Les internes et jeunes médecins s’étaient élevés contre un dispositif « transpartisan » adopté au Sénat qui proposait que la dernière année d’études en 3e cycle de médecine générale (et certaines spécialités déficitaires comme l'ophtalmologie) soit une année de pratique « en autonomie » dans les déserts. Ils avaient dénoncé cette mesure en lançant notamment la campagne #PasencadréPasformé.
Hier une commission mixte paritaire (7 députés, 7 sénateurs) s’est finalement mise d’accord sur une version remaniée de l’amendement. Les parlementaires ont voté pour un stage de six mois en dernière année d'internat en autonomie supervisée par un médecin et « en priorité » dans les zones sous-denses. La nouvelle disposition impose donc que le Saspas, qui existait déjà et est devenu obligatoire avec la réforme du troisième cycle, soit préférablement réalisé dans les territoires en difficulté.
En fait, le saspas en dernière année, c'est déjà dans la maquette et vu l'état de la démographie, quasi tous les terrains de stage sont en zone fragile. Le texte dit "prioritairement", donc en pratique c'est un statu quo. Tant mieux, c'était une idée dangereuse et inutile !
— Stéphane Bouxom (@sbouxom) 21 juin 2019
Le Saspas devient une obligation légale
Par rapport au texte initial, la mesure adoptée est donc « un moindre mal », estime le Dr Laure Dominjon, nouvelle présidente de ReAGJIR. Le syndicat des internes de médecine générale, l’Isnar-IMG, est lui aussi rassuré, même s’il restera très vigilant sur plusieurs points. « Ce texte fait du Saspas une obligation légale, or dans quelques subdivisions il est encore difficile pour tous les internes de pouvoir le réaliser, il ne faudrait donc pas que cela bloque certains étudiants dans leur cursus », souligne Lucie Garcin, présidente de l’Isnar-IMG. Le fait que le texte précise que ces stages devront être réalisés « en priorité », et non pas obligatoirement, dans les déserts est également de nature à rassurer les internes. « Nous espérons que cela signifie que si dans ces zones il n’y a pas les capacités de formation, les étudiants n’y seront pas envoyés », explique Lucie Garcin.
Une priorité, l'intérêt pédagogique
Tous veilleront également à ce que l’intérêt des stages ne soit pas sacrifié dans l’optique d’aller repeupler les déserts. « L’exigence pédagogique doit rester le critère premier », estime Lucie Garcin.

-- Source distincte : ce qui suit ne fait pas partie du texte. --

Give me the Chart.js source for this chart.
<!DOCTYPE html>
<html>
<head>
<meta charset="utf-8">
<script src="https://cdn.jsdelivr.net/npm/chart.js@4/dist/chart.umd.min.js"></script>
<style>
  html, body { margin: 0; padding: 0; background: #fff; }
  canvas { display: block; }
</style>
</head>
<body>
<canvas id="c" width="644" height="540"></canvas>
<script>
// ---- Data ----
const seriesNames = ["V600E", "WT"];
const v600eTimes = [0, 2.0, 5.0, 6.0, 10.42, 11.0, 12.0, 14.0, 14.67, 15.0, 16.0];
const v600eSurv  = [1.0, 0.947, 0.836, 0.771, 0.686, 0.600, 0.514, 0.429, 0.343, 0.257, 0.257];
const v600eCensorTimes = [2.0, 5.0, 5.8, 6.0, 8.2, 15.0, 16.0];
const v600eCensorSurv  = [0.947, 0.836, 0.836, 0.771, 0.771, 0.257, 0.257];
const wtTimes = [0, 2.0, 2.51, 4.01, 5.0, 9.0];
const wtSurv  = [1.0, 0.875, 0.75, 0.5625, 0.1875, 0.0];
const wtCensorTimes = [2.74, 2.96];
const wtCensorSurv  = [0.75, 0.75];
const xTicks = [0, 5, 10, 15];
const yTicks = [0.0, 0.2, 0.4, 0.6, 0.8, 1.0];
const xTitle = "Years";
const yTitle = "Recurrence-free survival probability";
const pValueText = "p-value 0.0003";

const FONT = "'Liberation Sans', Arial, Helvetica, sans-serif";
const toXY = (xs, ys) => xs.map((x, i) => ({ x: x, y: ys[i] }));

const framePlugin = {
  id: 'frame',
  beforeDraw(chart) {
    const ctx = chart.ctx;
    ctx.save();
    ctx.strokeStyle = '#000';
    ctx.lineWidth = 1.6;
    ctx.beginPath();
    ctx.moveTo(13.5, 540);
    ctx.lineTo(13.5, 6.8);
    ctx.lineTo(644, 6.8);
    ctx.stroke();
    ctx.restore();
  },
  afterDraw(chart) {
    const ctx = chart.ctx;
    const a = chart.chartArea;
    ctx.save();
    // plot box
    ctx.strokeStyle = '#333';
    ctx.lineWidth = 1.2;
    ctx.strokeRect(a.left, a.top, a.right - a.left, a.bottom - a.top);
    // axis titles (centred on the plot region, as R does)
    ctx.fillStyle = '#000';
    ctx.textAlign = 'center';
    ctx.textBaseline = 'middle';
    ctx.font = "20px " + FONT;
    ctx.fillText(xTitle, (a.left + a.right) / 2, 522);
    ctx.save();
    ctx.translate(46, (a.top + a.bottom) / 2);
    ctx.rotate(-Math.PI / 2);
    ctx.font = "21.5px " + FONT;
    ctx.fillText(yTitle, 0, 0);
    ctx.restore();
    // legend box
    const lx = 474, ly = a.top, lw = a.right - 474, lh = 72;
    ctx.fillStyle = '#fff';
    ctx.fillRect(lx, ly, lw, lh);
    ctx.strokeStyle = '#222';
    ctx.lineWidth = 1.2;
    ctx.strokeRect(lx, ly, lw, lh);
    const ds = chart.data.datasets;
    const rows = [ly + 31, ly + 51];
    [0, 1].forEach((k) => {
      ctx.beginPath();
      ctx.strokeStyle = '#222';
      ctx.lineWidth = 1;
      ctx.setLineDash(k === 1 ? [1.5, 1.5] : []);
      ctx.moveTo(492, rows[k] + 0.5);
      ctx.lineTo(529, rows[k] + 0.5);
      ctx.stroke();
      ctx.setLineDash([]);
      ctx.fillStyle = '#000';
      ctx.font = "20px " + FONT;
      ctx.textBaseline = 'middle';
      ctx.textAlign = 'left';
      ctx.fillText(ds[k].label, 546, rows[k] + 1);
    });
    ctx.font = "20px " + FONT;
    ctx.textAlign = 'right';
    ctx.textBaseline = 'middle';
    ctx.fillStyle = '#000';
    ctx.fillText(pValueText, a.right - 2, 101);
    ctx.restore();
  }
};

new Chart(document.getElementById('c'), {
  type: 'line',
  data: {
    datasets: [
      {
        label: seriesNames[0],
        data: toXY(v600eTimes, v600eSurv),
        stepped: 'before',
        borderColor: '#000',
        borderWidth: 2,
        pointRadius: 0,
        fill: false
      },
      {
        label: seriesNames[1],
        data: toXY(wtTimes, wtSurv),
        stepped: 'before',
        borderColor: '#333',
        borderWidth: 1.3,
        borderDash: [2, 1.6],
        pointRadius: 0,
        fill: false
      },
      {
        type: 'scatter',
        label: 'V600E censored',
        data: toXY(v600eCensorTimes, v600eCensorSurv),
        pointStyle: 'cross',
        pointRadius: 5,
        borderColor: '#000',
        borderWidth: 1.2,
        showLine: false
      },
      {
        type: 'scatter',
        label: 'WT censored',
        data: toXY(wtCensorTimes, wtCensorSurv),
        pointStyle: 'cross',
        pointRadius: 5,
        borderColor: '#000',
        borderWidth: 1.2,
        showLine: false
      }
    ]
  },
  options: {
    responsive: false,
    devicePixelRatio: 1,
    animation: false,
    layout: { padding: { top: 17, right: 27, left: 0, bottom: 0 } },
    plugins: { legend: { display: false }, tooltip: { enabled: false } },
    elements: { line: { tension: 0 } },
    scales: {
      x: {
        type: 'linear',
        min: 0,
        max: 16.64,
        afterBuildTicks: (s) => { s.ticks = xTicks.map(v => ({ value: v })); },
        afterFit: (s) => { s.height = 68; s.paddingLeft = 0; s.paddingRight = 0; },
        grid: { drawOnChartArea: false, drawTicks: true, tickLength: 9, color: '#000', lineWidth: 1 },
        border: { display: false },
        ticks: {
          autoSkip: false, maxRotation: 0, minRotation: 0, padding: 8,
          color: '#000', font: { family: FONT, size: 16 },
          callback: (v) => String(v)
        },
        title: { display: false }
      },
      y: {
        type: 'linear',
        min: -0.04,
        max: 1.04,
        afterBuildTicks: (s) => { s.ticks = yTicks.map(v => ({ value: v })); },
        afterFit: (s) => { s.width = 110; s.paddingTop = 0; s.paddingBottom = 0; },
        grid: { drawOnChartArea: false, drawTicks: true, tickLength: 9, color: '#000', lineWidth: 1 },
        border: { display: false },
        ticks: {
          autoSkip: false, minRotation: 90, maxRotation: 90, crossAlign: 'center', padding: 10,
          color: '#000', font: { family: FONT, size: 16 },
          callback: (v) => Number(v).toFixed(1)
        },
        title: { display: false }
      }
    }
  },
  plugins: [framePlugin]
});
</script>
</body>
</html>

Un avis partagé par le Dr Dominjon, « nous serons attentifs à ce que les maîtres de stage répondent bien aux critères indispensables. Qu’ils aient le temps de former, d’encadrer correctement les internes », note-t-elle.
L’objectif est d’éviter que ces stages se transforment en remplacement déguisé. Ce qui serait particulièrement contre-productif par rapport à l’effet recherché selon la généraliste francilienne : « Si les internes ne sont envoyés que dans des zones où il n’y a pas de maillage de soins, pas d’encadrement, cela risque de créer un effet délétère. C’est le meilleur moyen de faire peur aux internes et de les dégoûter d'aller exercer dans ces zones. » Sur ce point, le texte précise bien que les terrains de stage devront impérativement être agréés, mais Lucie Garcin estime malgré tout qu'accompagner cette mesure implique impérativement de « donner de vrais moyens » pour augmenter le nombre de terrains et de maîtres de stages.